GIVEN PROBLEM: Set aside the pictures and output only the lines from the one containing "Generate a Python" up to and including the one containing "in range(1, 13)][:83]".

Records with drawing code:

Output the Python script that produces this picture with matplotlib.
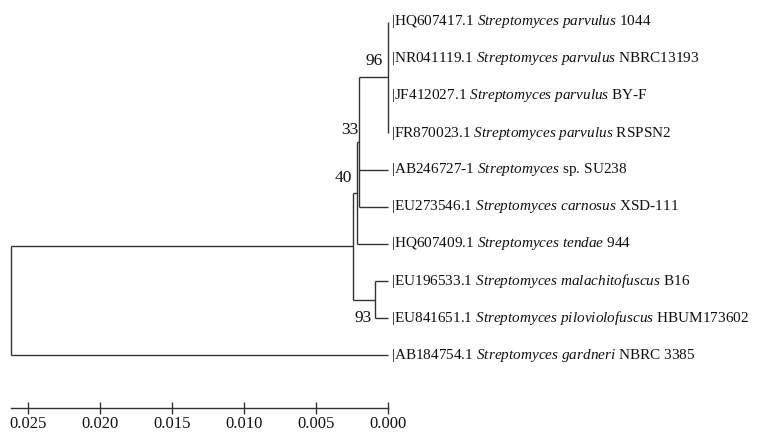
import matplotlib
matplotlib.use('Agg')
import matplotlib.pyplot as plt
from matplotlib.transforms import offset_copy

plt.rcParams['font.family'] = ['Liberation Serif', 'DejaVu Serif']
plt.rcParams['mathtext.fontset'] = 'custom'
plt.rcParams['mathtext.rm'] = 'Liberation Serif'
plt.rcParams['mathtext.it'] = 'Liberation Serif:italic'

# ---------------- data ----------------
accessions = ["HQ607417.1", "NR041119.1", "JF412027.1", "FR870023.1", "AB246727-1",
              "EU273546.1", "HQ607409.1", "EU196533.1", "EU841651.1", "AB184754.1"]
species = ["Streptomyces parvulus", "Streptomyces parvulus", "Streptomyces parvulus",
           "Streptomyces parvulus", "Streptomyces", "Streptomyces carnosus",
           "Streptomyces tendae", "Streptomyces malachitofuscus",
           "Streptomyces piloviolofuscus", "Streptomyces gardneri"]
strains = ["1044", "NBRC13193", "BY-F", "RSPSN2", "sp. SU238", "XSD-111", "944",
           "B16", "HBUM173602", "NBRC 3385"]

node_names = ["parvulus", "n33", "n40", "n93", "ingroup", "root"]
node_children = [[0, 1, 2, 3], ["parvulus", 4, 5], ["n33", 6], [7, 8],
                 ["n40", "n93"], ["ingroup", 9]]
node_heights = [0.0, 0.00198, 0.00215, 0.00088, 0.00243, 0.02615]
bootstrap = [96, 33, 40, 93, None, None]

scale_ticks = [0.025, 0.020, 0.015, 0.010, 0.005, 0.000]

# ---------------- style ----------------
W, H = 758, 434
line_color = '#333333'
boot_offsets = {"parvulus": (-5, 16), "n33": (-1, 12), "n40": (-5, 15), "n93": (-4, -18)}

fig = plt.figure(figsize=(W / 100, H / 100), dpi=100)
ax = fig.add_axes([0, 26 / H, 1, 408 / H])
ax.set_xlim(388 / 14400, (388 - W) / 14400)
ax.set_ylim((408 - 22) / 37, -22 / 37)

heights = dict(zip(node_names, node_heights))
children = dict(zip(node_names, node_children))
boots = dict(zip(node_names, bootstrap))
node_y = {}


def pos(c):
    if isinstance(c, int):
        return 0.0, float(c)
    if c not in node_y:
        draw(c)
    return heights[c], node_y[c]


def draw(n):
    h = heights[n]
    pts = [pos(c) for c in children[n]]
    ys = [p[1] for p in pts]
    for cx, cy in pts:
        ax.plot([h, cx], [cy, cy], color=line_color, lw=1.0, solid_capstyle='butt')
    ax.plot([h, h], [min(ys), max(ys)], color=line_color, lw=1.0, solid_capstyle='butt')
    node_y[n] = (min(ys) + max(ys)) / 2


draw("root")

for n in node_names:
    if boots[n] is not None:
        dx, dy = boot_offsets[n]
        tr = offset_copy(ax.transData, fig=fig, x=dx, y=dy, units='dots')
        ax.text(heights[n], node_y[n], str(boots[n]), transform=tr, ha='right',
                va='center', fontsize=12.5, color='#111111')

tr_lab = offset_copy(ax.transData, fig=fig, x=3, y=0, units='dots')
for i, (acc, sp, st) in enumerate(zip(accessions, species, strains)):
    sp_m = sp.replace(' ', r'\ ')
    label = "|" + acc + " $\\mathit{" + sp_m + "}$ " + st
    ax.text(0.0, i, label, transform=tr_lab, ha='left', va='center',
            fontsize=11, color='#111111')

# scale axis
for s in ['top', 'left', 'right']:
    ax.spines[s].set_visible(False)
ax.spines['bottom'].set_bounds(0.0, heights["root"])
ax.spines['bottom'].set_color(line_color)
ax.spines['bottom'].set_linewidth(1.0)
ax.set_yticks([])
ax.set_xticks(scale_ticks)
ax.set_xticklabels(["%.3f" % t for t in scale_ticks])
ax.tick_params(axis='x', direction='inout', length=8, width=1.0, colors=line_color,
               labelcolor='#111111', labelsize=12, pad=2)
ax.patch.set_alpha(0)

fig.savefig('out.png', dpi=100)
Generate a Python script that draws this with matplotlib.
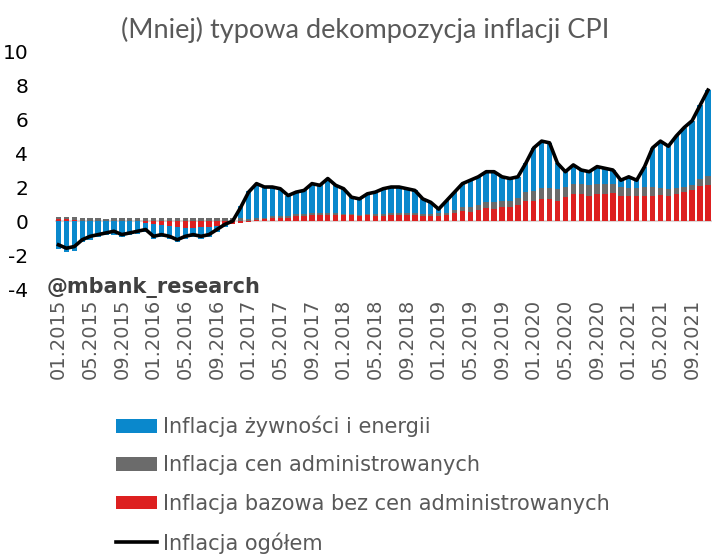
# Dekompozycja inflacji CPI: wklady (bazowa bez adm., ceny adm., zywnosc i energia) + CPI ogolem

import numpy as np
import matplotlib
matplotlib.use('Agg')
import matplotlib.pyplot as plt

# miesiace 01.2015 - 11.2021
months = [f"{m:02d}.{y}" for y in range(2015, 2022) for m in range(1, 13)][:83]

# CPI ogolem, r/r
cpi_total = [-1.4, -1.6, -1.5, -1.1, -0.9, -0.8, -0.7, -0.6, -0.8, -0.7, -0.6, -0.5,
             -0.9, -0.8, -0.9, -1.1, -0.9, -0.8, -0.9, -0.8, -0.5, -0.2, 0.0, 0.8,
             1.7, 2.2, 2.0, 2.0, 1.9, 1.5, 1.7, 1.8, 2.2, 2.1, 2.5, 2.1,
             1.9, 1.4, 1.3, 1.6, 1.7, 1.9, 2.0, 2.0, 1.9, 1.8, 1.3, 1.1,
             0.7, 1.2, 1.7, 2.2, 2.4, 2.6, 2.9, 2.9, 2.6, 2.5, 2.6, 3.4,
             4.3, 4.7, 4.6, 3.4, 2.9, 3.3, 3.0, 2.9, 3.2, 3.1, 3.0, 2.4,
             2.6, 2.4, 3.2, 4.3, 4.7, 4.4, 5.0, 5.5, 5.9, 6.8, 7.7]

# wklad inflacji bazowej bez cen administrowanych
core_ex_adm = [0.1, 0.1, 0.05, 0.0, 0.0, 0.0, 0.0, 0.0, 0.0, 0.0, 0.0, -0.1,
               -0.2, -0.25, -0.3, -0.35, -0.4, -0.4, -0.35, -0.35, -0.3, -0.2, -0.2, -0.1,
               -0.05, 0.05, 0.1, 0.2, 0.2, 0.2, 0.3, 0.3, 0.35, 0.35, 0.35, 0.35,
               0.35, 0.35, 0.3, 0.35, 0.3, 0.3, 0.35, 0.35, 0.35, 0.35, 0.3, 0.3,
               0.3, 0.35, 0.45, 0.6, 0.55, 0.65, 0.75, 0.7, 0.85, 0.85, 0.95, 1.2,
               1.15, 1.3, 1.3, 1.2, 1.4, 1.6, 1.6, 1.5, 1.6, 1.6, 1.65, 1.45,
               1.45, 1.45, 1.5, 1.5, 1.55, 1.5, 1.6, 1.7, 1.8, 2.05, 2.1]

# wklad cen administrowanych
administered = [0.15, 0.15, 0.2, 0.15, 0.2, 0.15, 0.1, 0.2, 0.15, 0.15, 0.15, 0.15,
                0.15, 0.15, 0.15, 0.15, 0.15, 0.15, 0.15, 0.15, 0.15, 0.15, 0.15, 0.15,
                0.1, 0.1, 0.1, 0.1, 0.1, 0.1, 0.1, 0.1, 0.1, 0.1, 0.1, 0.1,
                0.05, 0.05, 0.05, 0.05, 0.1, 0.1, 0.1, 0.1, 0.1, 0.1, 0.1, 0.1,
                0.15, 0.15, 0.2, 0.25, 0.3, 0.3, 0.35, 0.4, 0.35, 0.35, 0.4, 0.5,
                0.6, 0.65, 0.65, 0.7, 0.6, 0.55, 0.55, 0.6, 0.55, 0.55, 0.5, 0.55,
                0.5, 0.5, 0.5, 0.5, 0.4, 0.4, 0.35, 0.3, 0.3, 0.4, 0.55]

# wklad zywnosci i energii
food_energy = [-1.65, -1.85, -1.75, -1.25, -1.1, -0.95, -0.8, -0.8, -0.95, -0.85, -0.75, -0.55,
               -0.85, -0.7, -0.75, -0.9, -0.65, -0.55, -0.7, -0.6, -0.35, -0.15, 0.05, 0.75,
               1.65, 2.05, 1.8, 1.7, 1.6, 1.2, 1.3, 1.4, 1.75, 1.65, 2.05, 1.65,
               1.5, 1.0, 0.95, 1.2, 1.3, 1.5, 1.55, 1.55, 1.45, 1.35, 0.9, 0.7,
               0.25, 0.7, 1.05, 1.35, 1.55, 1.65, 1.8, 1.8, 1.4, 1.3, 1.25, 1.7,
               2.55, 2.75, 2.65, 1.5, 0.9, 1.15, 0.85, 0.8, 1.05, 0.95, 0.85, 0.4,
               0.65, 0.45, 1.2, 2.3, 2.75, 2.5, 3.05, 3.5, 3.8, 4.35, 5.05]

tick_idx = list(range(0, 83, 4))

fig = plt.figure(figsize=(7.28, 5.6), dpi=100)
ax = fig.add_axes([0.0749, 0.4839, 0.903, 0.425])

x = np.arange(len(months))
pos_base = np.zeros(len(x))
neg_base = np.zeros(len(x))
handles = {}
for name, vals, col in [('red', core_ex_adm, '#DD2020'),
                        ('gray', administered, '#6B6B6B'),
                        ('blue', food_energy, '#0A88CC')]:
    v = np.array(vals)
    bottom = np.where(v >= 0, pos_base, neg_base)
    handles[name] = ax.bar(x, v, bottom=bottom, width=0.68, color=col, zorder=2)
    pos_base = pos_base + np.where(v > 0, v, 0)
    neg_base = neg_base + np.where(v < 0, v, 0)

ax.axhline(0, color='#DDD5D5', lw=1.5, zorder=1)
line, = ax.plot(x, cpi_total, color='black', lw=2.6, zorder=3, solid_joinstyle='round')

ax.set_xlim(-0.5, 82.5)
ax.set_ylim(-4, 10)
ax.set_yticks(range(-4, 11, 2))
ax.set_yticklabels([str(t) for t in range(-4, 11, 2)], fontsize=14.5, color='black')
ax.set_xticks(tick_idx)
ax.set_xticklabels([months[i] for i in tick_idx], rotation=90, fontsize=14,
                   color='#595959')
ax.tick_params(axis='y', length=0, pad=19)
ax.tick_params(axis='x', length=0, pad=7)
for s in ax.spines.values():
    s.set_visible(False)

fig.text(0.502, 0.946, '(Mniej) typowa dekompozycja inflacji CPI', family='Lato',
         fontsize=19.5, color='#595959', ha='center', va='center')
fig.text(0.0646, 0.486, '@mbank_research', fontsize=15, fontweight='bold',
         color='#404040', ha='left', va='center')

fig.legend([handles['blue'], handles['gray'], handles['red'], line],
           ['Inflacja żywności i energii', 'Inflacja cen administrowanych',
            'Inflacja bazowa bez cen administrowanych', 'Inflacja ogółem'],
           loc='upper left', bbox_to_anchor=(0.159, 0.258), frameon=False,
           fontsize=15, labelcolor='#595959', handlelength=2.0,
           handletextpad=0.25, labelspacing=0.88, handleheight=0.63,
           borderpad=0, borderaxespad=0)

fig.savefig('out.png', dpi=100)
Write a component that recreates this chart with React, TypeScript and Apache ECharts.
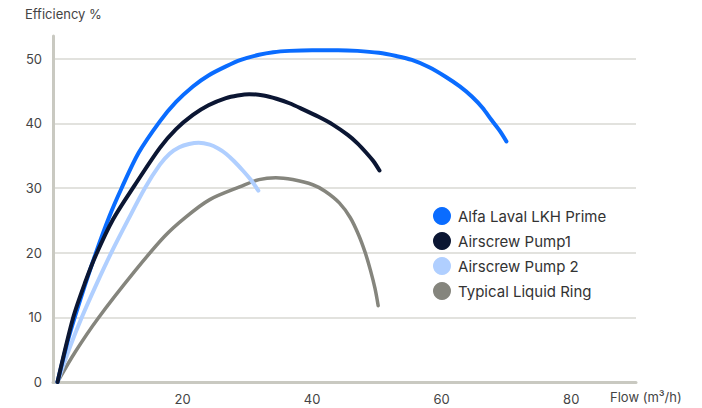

EXERCISE OUTPUT:
Generate a Python script that draws this with matplotlib.
# Dekompozycja inflacji CPI: wklady (bazowa bez adm., ceny adm., zywnosc i energia) + CPI ogolem

import numpy as np
import matplotlib
matplotlib.use('Agg')
import matplotlib.pyplot as plt

# miesiace 01.2015 - 11.2021
months = [f"{m:02d}.{y}" for y in range(2015, 2022) for m in range(1, 13)][:83]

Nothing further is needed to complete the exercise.